According to Professor N. Dharmarajan, book translation is not merely the act of transferring content from a source to a target language, but it is more about sharing the joy and beauty of the original content. It is about the attempt to allow the reader to experience pleasure and fulfillment in reading the original text in his or her own language. Professor Dharmarajan is an English professor who hails from Sivaganga, a town in the Indian State of Tamil Nadu.
For anyone familiar with the ebook, “The Art of Empathy: Celebrating Literature in Translation” published by the National Editorial Association, its Director of Literature, Amy Stolls had this to say, “Translation is an art. It takes a great deal of creativity and patience to do it well, not to mention a deep knowledge of a writer’s language, place, and oeuvre.”
This is also what Professor Dharmarajan had been doing for the past 56 years. In those years, he was able to translate 50 short stories and 120 books into Tamil.
Sharing the pleasure and enjoyment
The professor recalled that when a book made him fulfilled and restless, the emotions he felt compelled him to think of a way to share it with others. He thought that it would be great if readers who have no knowledge of English could benefit from having the book translated.
He felt so much joy when he read the translations of the works of Walt Whitman, Moliere, Dante and Victor Hugo by Suddhananda Bharati. In the 1960s he often visited West Masi Street in Madurai, Tamil Nadu so he could meet writer Raghunathan and S. Ramakrishnan, a very popular Tamil writer. They opened his eyes to a far larger scope of knowledge.

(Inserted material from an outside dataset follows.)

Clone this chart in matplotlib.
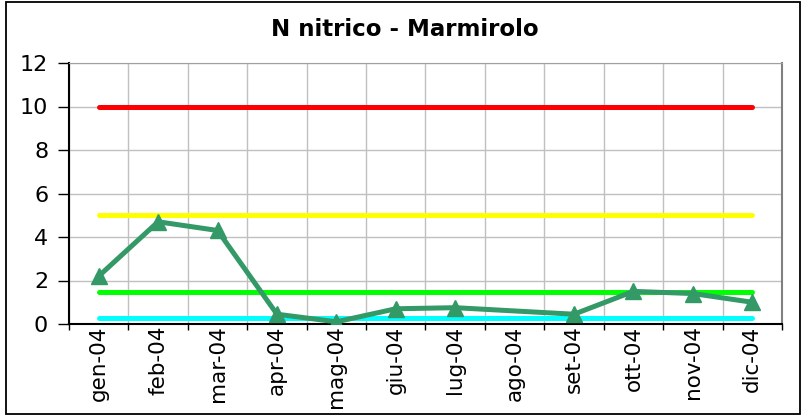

The first translation he did was in 1958 when he translated “The Worker Blows the Bugle” by Sean O’Casey, an Irish playwright. It was translated as “Uzhaippaliyin Sanganatham” and appeared in the Tamil-language newspaper, Janasakthi.
Books by Tolstoy
One of Professor Dharmarajan’s most remarkable works was the translation of all the works of Leo Tolstoy into Tamil. The only Tolstoy book that he did not translate was “War and Peace.” For him it was a special experience and might have been the reason why he worked full time as a translator in Moscow for a time.
He did not find it hard to translate works from another culture because for him human behavior, problems and feelings are universal, although the characters and the venues might be different. He did encounter some difficulties when translating the works into Tamil because there were times when the original texts did not have the corresponding words. His workaround was to introduce new words into the Tamil lexicon.
Viable business today
In 2010 it was reported that Tamil-translated literary works accounted for about 20 percent of all the books published annually by Tamil publishing companies. Most of them have employed in-house translators and freelancers to work on translating not only foreign-language materials but also those published in other Indian languages. Publishers in Tamil Nadu are more conscientious about securing publishing rights from authors today.